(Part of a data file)
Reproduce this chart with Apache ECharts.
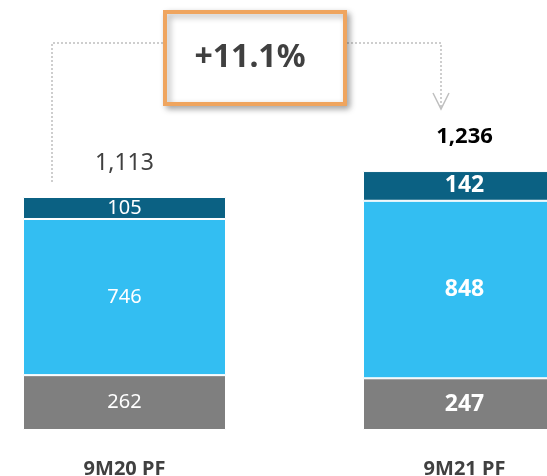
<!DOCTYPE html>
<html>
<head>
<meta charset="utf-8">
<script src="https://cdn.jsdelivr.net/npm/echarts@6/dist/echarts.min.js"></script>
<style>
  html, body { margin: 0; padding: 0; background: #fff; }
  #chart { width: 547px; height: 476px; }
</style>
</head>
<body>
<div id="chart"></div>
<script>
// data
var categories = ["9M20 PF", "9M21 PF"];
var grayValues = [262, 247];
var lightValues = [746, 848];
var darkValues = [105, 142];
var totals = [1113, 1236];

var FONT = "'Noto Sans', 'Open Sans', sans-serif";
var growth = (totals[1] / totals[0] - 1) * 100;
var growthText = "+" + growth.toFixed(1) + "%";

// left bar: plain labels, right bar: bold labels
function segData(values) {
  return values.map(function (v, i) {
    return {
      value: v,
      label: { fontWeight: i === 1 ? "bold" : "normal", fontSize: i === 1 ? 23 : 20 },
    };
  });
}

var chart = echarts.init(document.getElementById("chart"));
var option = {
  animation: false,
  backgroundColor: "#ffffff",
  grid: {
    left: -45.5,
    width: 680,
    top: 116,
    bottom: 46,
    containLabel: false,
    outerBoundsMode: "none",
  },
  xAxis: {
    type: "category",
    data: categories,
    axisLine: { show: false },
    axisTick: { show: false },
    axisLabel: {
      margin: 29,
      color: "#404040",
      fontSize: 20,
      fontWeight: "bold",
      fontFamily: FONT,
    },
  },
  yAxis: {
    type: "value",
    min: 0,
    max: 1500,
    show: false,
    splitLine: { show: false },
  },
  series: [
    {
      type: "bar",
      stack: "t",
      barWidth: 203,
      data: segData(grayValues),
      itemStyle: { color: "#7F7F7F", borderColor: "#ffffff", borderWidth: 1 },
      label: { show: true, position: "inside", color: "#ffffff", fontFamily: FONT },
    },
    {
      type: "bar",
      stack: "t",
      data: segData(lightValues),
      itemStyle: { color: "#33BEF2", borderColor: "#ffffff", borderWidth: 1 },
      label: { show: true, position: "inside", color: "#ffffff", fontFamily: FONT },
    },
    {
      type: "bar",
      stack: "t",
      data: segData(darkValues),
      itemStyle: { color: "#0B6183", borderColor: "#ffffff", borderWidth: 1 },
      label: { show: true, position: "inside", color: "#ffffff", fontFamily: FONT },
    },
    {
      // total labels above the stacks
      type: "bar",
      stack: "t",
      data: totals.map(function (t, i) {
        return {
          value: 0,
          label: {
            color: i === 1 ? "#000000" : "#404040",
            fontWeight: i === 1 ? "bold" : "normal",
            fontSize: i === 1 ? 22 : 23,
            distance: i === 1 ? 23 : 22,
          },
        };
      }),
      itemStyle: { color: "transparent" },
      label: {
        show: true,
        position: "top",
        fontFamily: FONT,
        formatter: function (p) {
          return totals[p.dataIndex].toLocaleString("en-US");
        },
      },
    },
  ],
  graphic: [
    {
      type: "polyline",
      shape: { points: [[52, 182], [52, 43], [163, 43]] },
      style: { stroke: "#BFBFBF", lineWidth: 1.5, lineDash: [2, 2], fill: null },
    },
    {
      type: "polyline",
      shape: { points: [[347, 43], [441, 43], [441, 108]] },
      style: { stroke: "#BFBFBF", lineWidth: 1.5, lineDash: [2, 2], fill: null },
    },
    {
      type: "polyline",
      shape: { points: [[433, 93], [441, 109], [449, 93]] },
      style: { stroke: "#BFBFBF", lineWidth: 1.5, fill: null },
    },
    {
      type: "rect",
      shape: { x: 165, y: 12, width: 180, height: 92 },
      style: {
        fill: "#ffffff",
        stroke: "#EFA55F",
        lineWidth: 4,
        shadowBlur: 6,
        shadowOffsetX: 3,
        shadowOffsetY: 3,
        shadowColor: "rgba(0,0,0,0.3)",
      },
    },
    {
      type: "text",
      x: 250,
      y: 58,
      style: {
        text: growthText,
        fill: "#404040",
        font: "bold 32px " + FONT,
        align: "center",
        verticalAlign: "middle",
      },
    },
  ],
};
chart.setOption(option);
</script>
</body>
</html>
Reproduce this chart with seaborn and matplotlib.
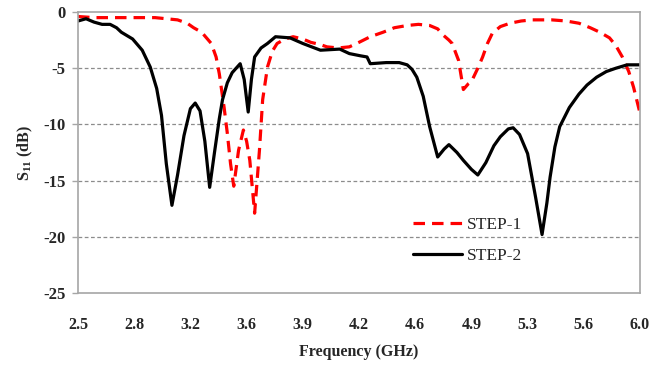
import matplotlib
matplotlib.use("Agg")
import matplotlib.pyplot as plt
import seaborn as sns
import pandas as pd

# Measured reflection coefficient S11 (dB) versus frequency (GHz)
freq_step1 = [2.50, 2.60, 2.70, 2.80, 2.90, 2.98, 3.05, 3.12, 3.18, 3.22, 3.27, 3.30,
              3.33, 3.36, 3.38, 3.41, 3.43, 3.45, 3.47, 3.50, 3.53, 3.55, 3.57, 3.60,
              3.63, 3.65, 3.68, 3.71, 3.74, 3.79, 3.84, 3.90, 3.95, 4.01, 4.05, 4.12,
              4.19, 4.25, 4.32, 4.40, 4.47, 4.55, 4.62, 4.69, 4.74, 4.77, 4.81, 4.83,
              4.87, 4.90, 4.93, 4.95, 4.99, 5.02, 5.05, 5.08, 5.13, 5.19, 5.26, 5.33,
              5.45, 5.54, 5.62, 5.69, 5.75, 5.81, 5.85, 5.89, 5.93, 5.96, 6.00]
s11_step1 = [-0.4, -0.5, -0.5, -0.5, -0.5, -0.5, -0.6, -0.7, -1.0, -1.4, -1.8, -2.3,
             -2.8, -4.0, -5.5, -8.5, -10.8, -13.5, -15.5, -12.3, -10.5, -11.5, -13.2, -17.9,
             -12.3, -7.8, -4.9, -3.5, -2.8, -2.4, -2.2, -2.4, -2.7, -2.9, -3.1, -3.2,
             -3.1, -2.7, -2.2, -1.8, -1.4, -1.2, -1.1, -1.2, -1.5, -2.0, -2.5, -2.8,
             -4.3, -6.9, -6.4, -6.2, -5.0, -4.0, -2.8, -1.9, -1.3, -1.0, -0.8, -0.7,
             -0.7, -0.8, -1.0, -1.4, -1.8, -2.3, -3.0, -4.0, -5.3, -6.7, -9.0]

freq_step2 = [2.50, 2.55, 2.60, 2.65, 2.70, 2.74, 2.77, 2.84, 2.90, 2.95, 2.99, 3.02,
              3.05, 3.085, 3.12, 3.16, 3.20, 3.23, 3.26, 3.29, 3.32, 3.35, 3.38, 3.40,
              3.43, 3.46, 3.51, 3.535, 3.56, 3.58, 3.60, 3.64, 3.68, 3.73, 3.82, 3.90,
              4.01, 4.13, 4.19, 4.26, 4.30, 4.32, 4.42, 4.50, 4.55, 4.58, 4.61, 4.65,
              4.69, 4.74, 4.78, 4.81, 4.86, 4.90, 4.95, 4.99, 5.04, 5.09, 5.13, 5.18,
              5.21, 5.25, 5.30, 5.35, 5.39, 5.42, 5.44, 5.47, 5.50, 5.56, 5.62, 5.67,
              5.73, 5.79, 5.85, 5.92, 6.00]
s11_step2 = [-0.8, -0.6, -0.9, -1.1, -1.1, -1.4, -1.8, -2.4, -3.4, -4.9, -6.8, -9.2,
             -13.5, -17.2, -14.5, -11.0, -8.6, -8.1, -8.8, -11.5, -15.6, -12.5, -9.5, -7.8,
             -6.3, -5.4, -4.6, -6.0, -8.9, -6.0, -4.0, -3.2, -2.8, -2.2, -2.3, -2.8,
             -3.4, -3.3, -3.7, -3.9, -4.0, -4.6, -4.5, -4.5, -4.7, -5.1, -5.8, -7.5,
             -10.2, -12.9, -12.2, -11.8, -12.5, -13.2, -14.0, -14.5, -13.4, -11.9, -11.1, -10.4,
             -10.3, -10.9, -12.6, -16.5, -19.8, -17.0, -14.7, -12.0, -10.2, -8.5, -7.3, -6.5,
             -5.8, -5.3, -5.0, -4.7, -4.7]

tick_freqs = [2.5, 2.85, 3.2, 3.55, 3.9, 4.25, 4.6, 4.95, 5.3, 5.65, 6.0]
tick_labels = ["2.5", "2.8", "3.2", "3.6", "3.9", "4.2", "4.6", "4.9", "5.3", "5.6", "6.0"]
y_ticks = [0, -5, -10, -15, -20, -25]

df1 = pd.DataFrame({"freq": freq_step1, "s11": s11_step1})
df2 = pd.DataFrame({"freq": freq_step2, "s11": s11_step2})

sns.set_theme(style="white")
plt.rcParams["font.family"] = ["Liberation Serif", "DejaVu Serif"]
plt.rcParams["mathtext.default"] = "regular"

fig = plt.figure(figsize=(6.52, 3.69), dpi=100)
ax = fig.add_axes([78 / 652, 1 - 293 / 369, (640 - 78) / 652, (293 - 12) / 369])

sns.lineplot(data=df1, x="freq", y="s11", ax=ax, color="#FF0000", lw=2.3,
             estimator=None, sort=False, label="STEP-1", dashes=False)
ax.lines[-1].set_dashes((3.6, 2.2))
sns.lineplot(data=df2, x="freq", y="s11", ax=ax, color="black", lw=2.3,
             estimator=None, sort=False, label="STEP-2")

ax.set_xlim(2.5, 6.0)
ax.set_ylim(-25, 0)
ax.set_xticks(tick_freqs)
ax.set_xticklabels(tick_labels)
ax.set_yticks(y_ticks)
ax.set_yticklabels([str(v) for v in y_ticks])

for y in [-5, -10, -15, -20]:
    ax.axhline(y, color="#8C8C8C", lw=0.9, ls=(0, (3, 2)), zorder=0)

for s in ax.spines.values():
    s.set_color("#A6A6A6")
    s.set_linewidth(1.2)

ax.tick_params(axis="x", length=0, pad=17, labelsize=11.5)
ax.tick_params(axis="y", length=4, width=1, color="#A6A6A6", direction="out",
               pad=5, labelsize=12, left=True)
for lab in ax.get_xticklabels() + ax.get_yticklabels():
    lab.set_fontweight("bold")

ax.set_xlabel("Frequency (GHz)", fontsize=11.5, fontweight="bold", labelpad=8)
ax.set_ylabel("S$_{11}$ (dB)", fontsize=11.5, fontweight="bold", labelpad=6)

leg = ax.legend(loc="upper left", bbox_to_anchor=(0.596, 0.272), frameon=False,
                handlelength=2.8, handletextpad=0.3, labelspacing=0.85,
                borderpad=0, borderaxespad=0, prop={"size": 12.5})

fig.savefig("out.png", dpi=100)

**EXERCISE DETAILS:** Copy exactly the stretch of lines that starts at the line holding "Reproduce this chart with seaborn" and ends at the line holding "import pandas as pd". Drop the pictures.

**SOLVED EXERCISE:**
Reproduce this chart with seaborn and matplotlib.
import matplotlib
matplotlib.use("Agg")
import matplotlib.pyplot as plt
import seaborn as sns
import pandas as pd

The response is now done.